We structured the project into four phases so decisions were fast and outcomes were scalable.
Step 1 — Translate Positioning into an Executable Design Brief
We aligned on:
• target customers and wearing scenarios (studio, commute, weekends, travel)
• style keywords (clean lines, minimalist, urban layering, relaxed but not sloppy)
• price positioning and merchandising requirements (outfit completeness, add-on items)
Outputs: Design brief + moodboard + color/fabric direction.
Step 2 — Build a Capsule Collection Architecture
We proposed a capsule structure designed for retail execution:
• Core Styles: repeatable essentials (sports bras, leggings, base tops)

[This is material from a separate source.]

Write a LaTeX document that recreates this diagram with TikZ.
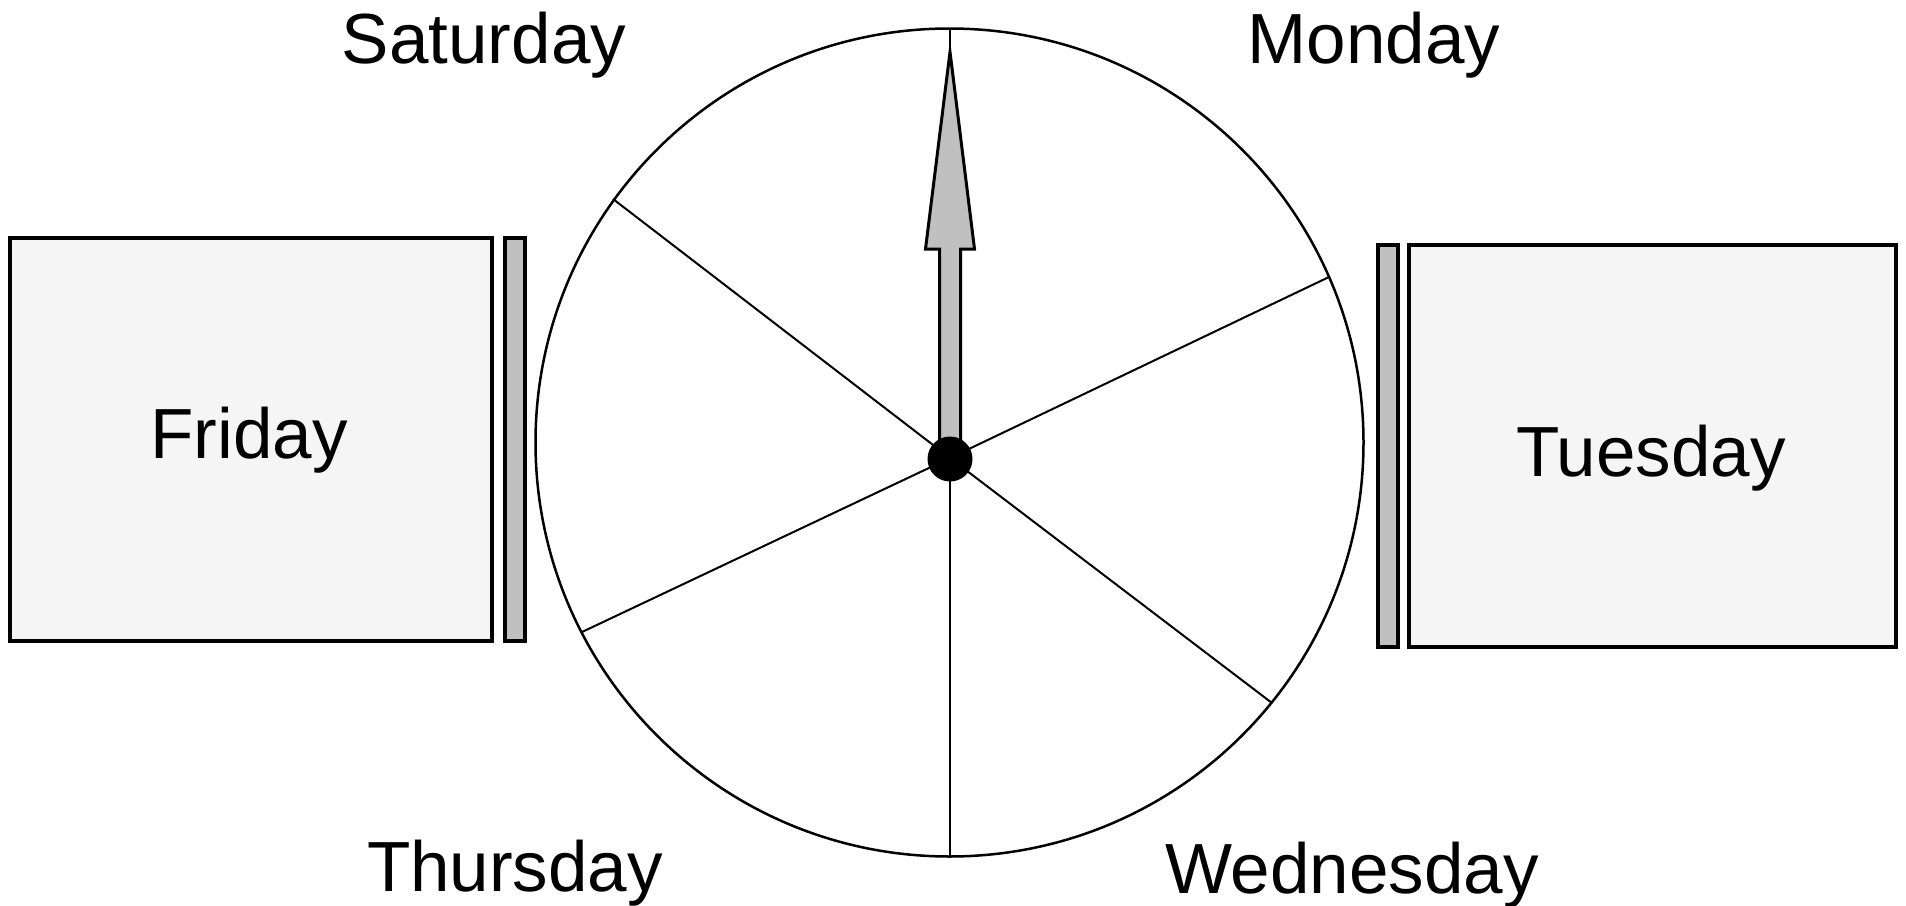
\documentclass[tikz,border=0pt]{standalone}
\usepackage{fontspec}
\setmainfont{Liberation Sans}
\definecolor{bargray}{HTML}{C0C0C0}
\definecolor{boxfill}{HTML}{F5F5F5}
\tikzset{
  daybox/.style={draw=black, line width=4pt, fill=boxfill, inner sep=0pt},
  sidebar/.style={draw=black, line width=4pt, fill=bargray, inner sep=0pt, minimum width=20pt},
  daylabel/.style={font=\fontsize{71}{82}\selectfont, inner sep=0pt, anchor=base},
  spoke/.style={draw=black, line width=2pt},
  hubdot/.style={circle, fill=black, inner sep=0pt, minimum size=45pt},
  pointer/.style={draw=black, line width=3pt, fill=bargray, line join=miter}
}
\begin{document}
\begin{tikzpicture}[x=1pt,y=-1pt]
\useasboundingbox (0,0) rectangle (1906,905);
% wheel
\coordinate (C) at (949.5,442.5);
\draw[line width=2.5pt] (C) circle[radius=414];
\coordinate (h) at (950,458);
\coordinate (sTop) at (950,28.5);
\coordinate (sBot) at (950,856.5);
\coordinate (sUL) at (613,199);
\coordinate (sUR) at (1329,277);
\coordinate (sLL) at (582,632);
\coordinate (sLR) at (1272,703);
\draw[spoke] (sTop) -- (h);
\draw[spoke] (h) -- (sBot);
\draw[spoke] (h) -- (sUL);
\draw[spoke] (h) -- (sUR);
\draw[spoke] (h) -- (sLL);
\draw[spoke] (h) -- (sLR);
% pointer
\draw[pointer] (939.5,458) -- (939.5,249) -- (925.5,249) -- (950,52) -- (974.5,249) -- (960.5,249) -- (960.5,458) -- cycle;
\node[hubdot] (hub) at (950,459) {};
% boxes
\node[daybox, minimum width=482pt, minimum height=403pt] (fri) at (251,439.5) {};
\node[sidebar, minimum height=403pt] (fribar) at (515,439.5) {};
\node[daybox, minimum width=487pt, minimum height=402pt] (tue) at (1652.5,446) {};
\node[sidebar, minimum height=402pt] (tuebar) at (1387.5,446) {};
% labels
\node[daylabel] (frilabel) at (249,458) {Friday};
\node[daylabel] (tuelabel) at (1651,476) {Tuesday};
\node[daylabel] (satlabel) at (484,63) {Saturday};
\node[daylabel] (monlabel) at (1374,63) {Monday};
\node[daylabel] (thulabel) at (515,891) {Thursday};
\node[daylabel] (wedlabel) at (1352,893) {Wednesday};
\end{tikzpicture}
\end{document}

• Hero Styles: visual anchors for the season (outerwear, wide-leg pants, statement one-pieces)
• Support Styles: increase outfit variety and basket size (cover layers, tanks, skirts, layering pieces)
We also defined silhouette rules (tight/regular/relaxed proportions) to keep the yoga and streetwear lines visually unified.
Outputs: Collection plan (SKU list + silhouette ratio + outfit logic).
Step 3 — Rapid Sampling with a Clear Review Mechanism
To reduce back-and-forth:
• we locked key POM points and intended fit for each style
• standardized design details across the series (necklines, waistbands, seam lines, pocket placement, restrained branding)
• ran a "collection consistency check"after the first sampling round (handfeel, color harmony, silhouette coherence, layering compatibility)
Outputs: Sample set + POM tables + construction notes + outfit suggestions for merchandising review.
Step 4 — Make the Collection Production-Repeatable
Once styles were approved:
• we standardized fabrics/trims where it made sense (supporting "one fabric, multiple styles"to reduce supply risk)
• ensured construction choices were scalable and consistent in bulk
• established a fit reference (fit block thinking) to accelerate future extensions
Outputs: Production-ready package (BOM, trim specs, construction route, QC control points).